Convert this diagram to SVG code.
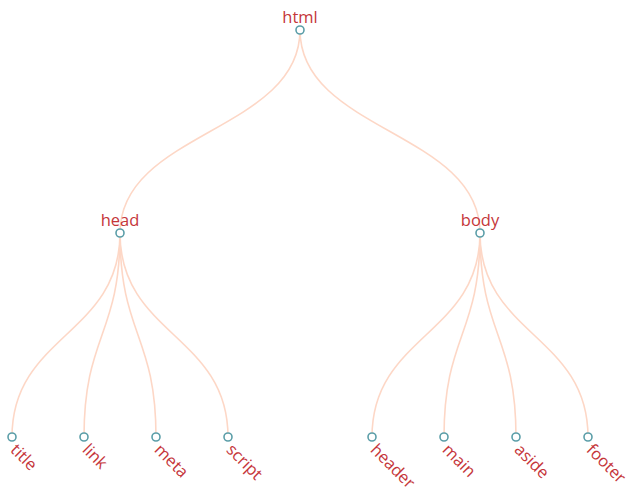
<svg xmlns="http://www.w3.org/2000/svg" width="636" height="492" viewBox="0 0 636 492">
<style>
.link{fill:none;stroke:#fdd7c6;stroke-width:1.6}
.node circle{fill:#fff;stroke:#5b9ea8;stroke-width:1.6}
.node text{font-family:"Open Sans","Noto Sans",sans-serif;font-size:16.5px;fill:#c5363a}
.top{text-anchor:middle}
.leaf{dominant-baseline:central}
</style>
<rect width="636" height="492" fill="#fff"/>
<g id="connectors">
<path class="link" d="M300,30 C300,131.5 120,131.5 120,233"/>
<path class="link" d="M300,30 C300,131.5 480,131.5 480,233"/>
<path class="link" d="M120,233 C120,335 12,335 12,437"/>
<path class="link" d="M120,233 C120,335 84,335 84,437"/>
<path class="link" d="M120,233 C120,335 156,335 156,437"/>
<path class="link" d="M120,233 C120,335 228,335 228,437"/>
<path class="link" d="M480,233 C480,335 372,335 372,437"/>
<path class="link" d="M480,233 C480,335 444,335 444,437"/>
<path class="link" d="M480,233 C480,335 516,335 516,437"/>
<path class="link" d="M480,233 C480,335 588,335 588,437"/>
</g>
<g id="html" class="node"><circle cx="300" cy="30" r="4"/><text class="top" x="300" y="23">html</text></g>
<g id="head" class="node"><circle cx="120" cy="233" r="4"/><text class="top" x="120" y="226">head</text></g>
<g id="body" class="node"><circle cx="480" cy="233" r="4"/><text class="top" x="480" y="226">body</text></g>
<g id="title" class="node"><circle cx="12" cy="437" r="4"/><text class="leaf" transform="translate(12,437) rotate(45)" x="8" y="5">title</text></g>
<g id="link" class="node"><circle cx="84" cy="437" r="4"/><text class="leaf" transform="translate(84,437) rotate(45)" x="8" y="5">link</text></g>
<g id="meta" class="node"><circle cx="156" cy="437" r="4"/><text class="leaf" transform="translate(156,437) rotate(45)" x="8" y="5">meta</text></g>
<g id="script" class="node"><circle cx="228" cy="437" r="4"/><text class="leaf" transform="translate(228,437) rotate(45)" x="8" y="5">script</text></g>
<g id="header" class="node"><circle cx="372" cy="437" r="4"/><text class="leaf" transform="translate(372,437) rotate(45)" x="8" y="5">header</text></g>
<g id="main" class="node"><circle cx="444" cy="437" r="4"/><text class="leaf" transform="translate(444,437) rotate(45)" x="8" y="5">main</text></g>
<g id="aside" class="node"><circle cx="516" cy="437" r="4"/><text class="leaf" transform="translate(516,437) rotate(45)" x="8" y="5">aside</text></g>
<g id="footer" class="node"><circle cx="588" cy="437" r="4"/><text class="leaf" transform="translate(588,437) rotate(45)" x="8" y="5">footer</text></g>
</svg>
***
• **What the task asks**:
Using the material above, set down every line exactly, but skip the pictures.

• **Written answer**:
Convert this diagram to SVG code.
<svg xmlns="http://www.w3.org/2000/svg" width="636" height="492" viewBox="0 0 636 492">
<style>
.link{fill:none;stroke:#fdd7c6;stroke-width:1.6}
.node circle{fill:#fff;stroke:#5b9ea8;stroke-width:1.6}
.node text{font-family:"Open Sans","Noto Sans",sans-serif;font-size:16.5px;fill:#c5363a}
.top{text-anchor:middle}
.leaf{dominant-baseline:central}
</style>
<rect width="636" height="492" fill="#fff"/>
<g id="connectors">
<path class="link" d="M300,30 C300,131.5 120,131.5 120,233"/>
<path class="link" d="M300,30 C300,131.5 480,131.5 480,233"/>
<path class="link" d="M120,233 C120,335 12,335 12,437"/>
<path class="link" d="M120,233 C120,335 84,335 84,437"/>
<path class="link" d="M120,233 C120,335 156,335 156,437"/>
<path class="link" d="M120,233 C120,335 228,335 228,437"/>
<path class="link" d="M480,233 C480,335 372,335 372,437"/>
<path class="link" d="M480,233 C480,335 444,335 444,437"/>
<path class="link" d="M480,233 C480,335 516,335 516,437"/>
<path class="link" d="M480,233 C480,335 588,335 588,437"/>
</g>
<g id="html" class="node"><circle cx="300" cy="30" r="4"/><text class="top" x="300" y="23">html</text></g>
<g id="head" class="node"><circle cx="120" cy="233" r="4"/><text class="top" x="120" y="226">head</text></g>
<g id="body" class="node"><circle cx="480" cy="233" r="4"/><text class="top" x="480" y="226">body</text></g>
<g id="title" class="node"><circle cx="12" cy="437" r="4"/><text class="leaf" transform="translate(12,437) rotate(45)" x="8" y="5">title</text></g>
<g id="link" class="node"><circle cx="84" cy="437" r="4"/><text class="leaf" transform="translate(84,437) rotate(45)" x="8" y="5">link</text></g>
<g id="meta" class="node"><circle cx="156" cy="437" r="4"/><text class="leaf" transform="translate(156,437) rotate(45)" x="8" y="5">meta</text></g>
<g id="script" class="node"><circle cx="228" cy="437" r="4"/><text class="leaf" transform="translate(228,437) rotate(45)" x="8" y="5">script</text></g>
<g id="header" class="node"><circle cx="372" cy="437" r="4"/><text class="leaf" transform="translate(372,437) rotate(45)" x="8" y="5">header</text></g>
<g id="main" class="node"><circle cx="444" cy="437" r="4"/><text class="leaf" transform="translate(444,437) rotate(45)" x="8" y="5">main</text></g>
<g id="aside" class="node"><circle cx="516" cy="437" r="4"/><text class="leaf" transform="translate(516,437) rotate(45)" x="8" y="5">aside</text></g>
<g id="footer" class="node"><circle cx="588" cy="437" r="4"/><text class="leaf" transform="translate(588,437) rotate(45)" x="8" y="5">footer</text></g>
</svg>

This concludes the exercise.